**What you should do:** Leave out every picture, then transcribe the rest of the listing exactly.

**Material:**
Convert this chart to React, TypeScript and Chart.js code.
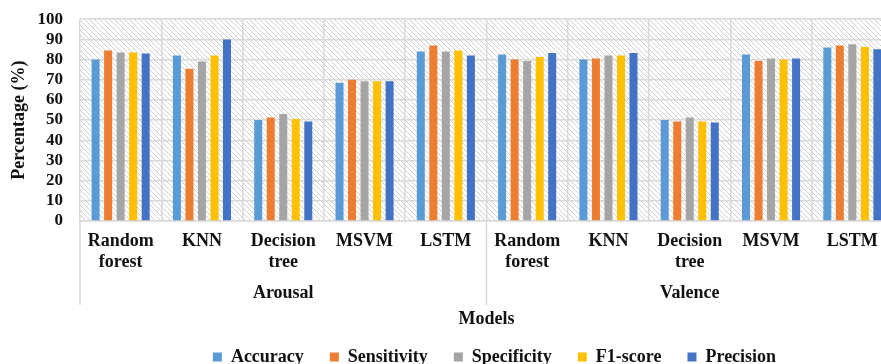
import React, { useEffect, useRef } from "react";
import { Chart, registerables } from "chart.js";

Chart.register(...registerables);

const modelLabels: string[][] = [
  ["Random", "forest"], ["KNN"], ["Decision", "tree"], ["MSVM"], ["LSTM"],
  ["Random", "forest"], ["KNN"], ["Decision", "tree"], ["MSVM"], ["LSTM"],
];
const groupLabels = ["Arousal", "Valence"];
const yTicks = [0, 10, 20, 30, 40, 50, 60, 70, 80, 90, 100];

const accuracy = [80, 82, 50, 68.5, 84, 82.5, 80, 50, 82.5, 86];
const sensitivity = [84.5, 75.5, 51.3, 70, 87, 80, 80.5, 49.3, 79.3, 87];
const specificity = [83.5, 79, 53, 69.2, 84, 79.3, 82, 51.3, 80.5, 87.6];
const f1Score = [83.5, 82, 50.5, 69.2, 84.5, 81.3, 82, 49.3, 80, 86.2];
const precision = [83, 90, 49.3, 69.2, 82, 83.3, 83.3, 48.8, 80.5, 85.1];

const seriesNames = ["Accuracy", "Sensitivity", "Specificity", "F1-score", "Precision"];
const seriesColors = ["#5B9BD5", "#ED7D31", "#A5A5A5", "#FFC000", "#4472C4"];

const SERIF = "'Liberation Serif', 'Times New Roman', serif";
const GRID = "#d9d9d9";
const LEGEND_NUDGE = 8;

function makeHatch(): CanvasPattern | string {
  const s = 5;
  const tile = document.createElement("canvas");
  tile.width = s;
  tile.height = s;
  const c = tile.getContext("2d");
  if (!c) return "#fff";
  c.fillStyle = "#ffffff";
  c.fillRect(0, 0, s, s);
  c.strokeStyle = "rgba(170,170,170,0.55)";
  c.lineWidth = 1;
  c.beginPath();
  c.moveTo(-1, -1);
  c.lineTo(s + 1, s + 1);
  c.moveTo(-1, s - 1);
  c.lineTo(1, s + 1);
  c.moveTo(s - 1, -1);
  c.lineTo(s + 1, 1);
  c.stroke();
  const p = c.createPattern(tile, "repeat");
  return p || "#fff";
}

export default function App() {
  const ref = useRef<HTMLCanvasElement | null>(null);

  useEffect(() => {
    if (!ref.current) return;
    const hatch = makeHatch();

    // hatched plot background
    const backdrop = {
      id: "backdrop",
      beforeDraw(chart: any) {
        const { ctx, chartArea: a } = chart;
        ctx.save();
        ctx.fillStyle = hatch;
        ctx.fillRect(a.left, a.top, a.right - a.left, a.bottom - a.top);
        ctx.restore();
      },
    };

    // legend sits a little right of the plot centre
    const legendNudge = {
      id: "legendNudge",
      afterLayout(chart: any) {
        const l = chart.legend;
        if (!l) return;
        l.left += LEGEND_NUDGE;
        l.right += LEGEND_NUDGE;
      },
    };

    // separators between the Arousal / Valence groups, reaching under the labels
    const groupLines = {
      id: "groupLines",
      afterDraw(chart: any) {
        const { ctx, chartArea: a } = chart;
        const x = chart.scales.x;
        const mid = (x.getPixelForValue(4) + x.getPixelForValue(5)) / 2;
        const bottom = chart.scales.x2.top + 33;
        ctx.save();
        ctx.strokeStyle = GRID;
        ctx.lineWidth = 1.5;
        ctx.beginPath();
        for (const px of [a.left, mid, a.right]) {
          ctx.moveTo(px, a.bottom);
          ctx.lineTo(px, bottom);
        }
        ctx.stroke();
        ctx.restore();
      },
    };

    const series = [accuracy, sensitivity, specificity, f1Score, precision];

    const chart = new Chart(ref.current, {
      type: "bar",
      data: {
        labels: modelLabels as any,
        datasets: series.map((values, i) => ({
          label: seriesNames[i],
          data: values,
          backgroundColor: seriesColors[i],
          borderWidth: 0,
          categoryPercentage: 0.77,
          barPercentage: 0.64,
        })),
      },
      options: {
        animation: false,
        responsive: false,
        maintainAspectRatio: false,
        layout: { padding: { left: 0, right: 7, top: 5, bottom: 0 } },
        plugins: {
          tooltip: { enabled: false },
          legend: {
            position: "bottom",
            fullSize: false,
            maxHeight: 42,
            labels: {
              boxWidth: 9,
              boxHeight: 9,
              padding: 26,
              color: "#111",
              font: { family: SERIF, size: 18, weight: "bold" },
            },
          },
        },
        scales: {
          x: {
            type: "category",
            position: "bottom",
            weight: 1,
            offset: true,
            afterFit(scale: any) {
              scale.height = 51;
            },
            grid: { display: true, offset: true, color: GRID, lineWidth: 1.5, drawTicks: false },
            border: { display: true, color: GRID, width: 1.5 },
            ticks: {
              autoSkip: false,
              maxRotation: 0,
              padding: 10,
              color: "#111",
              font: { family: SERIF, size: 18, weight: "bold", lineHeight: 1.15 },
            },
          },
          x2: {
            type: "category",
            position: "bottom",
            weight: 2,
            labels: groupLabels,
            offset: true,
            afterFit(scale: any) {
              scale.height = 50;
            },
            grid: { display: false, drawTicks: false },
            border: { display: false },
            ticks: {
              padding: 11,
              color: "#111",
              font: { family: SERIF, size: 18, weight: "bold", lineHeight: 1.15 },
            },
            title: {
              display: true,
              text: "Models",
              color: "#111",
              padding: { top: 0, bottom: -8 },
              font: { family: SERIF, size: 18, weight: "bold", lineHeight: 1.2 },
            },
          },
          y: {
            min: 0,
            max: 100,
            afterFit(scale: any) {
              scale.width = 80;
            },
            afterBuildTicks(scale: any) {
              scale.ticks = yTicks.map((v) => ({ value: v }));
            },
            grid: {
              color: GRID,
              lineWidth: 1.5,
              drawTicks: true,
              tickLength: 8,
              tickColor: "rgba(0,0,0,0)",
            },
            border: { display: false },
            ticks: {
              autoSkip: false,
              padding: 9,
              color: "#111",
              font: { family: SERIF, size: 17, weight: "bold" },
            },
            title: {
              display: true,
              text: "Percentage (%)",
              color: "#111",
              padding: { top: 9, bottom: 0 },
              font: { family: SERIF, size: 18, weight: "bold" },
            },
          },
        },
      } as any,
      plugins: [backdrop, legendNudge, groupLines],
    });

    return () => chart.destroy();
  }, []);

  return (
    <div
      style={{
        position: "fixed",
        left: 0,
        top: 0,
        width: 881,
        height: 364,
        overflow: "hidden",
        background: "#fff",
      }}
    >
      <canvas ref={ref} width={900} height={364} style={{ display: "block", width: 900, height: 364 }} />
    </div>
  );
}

**Reply:**
Convert this chart to React, TypeScript and Chart.js code.
import React, { useEffect, useRef } from "react";
import { Chart, registerables } from "chart.js";

Chart.register(...registerables);

const modelLabels: string[][] = [
  ["Random", "forest"], ["KNN"], ["Decision", "tree"], ["MSVM"], ["LSTM"],
  ["Random", "forest"], ["KNN"], ["Decision", "tree"], ["MSVM"], ["LSTM"],
];
const groupLabels = ["Arousal", "Valence"];
const yTicks = [0, 10, 20, 30, 40, 50, 60, 70, 80, 90, 100];

const accuracy = [80, 82, 50, 68.5, 84, 82.5, 80, 50, 82.5, 86];
const sensitivity = [84.5, 75.5, 51.3, 70, 87, 80, 80.5, 49.3, 79.3, 87];
const specificity = [83.5, 79, 53, 69.2, 84, 79.3, 82, 51.3, 80.5, 87.6];
const f1Score = [83.5, 82, 50.5, 69.2, 84.5, 81.3, 82, 49.3, 80, 86.2];
const precision = [83, 90, 49.3, 69.2, 82, 83.3, 83.3, 48.8, 80.5, 85.1];

const seriesNames = ["Accuracy", "Sensitivity", "Specificity", "F1-score", "Precision"];
const seriesColors = ["#5B9BD5", "#ED7D31", "#A5A5A5", "#FFC000", "#4472C4"];

const SERIF = "'Liberation Serif', 'Times New Roman', serif";
const GRID = "#d9d9d9";
const LEGEND_NUDGE = 8;

function makeHatch(): CanvasPattern | string {
  const s = 5;
  const tile = document.createElement("canvas");
  tile.width = s;
  tile.height = s;
  const c = tile.getContext("2d");
  if (!c) return "#fff";
  c.fillStyle = "#ffffff";
  c.fillRect(0, 0, s, s);
  c.strokeStyle = "rgba(170,170,170,0.55)";
  c.lineWidth = 1;
  c.beginPath();
  c.moveTo(-1, -1);
  c.lineTo(s + 1, s + 1);
  c.moveTo(-1, s - 1);
  c.lineTo(1, s + 1);
  c.moveTo(s - 1, -1);
  c.lineTo(s + 1, 1);
  c.stroke();
  const p = c.createPattern(tile, "repeat");
  return p || "#fff";
}

export default function App() {
  const ref = useRef<HTMLCanvasElement | null>(null);

  useEffect(() => {
    if (!ref.current) return;
    const hatch = makeHatch();

    // hatched plot background
    const backdrop = {
      id: "backdrop",
      beforeDraw(chart: any) {
        const { ctx, chartArea: a } = chart;
        ctx.save();
        ctx.fillStyle = hatch;
        ctx.fillRect(a.left, a.top, a.right - a.left, a.bottom - a.top);
        ctx.restore();
      },
    };

    // legend sits a little right of the plot centre
    const legendNudge = {
      id: "legendNudge",
      afterLayout(chart: any) {
        const l = chart.legend;
        if (!l) return;
        l.left += LEGEND_NUDGE;
        l.right += LEGEND_NUDGE;
      },
    };

    // separators between the Arousal / Valence groups, reaching under the labels
    const groupLines = {
      id: "groupLines",
      afterDraw(chart: any) {
        const { ctx, chartArea: a } = chart;
        const x = chart.scales.x;
        const mid = (x.getPixelForValue(4) + x.getPixelForValue(5)) / 2;
        const bottom = chart.scales.x2.top + 33;
        ctx.save();
        ctx.strokeStyle = GRID;
        ctx.lineWidth = 1.5;
        ctx.beginPath();
        for (const px of [a.left, mid, a.right]) {
          ctx.moveTo(px, a.bottom);
          ctx.lineTo(px, bottom);
        }
        ctx.stroke();
        ctx.restore();
      },
    };

    const series = [accuracy, sensitivity, specificity, f1Score, precision];

    const chart = new Chart(ref.current, {
      type: "bar",
      data: {
        labels: modelLabels as any,
        datasets: series.map((values, i) => ({
          label: seriesNames[i],
          data: values,
          backgroundColor: seriesColors[i],
          borderWidth: 0,
          categoryPercentage: 0.77,
          barPercentage: 0.64,
        })),
      },
      options: {
        animation: false,
        responsive: false,
        maintainAspectRatio: false,
        layout: { padding: { left: 0, right: 7, top: 5, bottom: 0 } },
        plugins: {
          tooltip: { enabled: false },
          legend: {
            position: "bottom",
            fullSize: false,
            maxHeight: 42,
            labels: {
              boxWidth: 9,
              boxHeight: 9,
              padding: 26,
              color: "#111",
              font: { family: SERIF, size: 18, weight: "bold" },
            },
          },
        },
        scales: {
          x: {
            type: "category",
            position: "bottom",
            weight: 1,
            offset: true,
            afterFit(scale: any) {
              scale.height = 51;
            },
            grid: { display: true, offset: true, color: GRID, lineWidth: 1.5, drawTicks: false },
            border: { display: true, color: GRID, width: 1.5 },
            ticks: {
              autoSkip: false,
              maxRotation: 0,
              padding: 10,
              color: "#111",
              font: { family: SERIF, size: 18, weight: "bold", lineHeight: 1.15 },
            },
          },
          x2: {
            type: "category",
            position: "bottom",
            weight: 2,
            labels: groupLabels,
            offset: true,
            afterFit(scale: any) {
              scale.height = 50;
            },
            grid: { display: false, drawTicks: false },
            border: { display: false },
            ticks: {
              padding: 11,
              color: "#111",
              font: { family: SERIF, size: 18, weight: "bold", lineHeight: 1.15 },
            },
            title: {
              display: true,
              text: "Models",
              color: "#111",
              padding: { top: 0, bottom: -8 },
              font: { family: SERIF, size: 18, weight: "bold", lineHeight: 1.2 },
            },
          },
          y: {
            min: 0,
            max: 100,
            afterFit(scale: any) {
              scale.width = 80;
            },
            afterBuildTicks(scale: any) {
              scale.ticks = yTicks.map((v) => ({ value: v }));
            },
            grid: {
              color: GRID,
              lineWidth: 1.5,
              drawTicks: true,
              tickLength: 8,
              tickColor: "rgba(0,0,0,0)",
            },
            border: { display: false },
            ticks: {
              autoSkip: false,
              padding: 9,
              color: "#111",
              font: { family: SERIF, size: 17, weight: "bold" },
            },
            title: {
              display: true,
              text: "Percentage (%)",
              color: "#111",
              padding: { top: 9, bottom: 0 },
              font: { family: SERIF, size: 18, weight: "bold" },
            },
          },
        },
      } as any,
      plugins: [backdrop, legendNudge, groupLines],
    });

    return () => chart.destroy();
  }, []);

  return (
    <div
      style={{
        position: "fixed",
        left: 0,
        top: 0,
        width: 881,
        height: 364,
        overflow: "hidden",
        background: "#fff",
      }}
    >
      <canvas ref={ref} width={900} height={364} style={{ display: "block", width: 900, height: 364 }} />
    </div>
  );
}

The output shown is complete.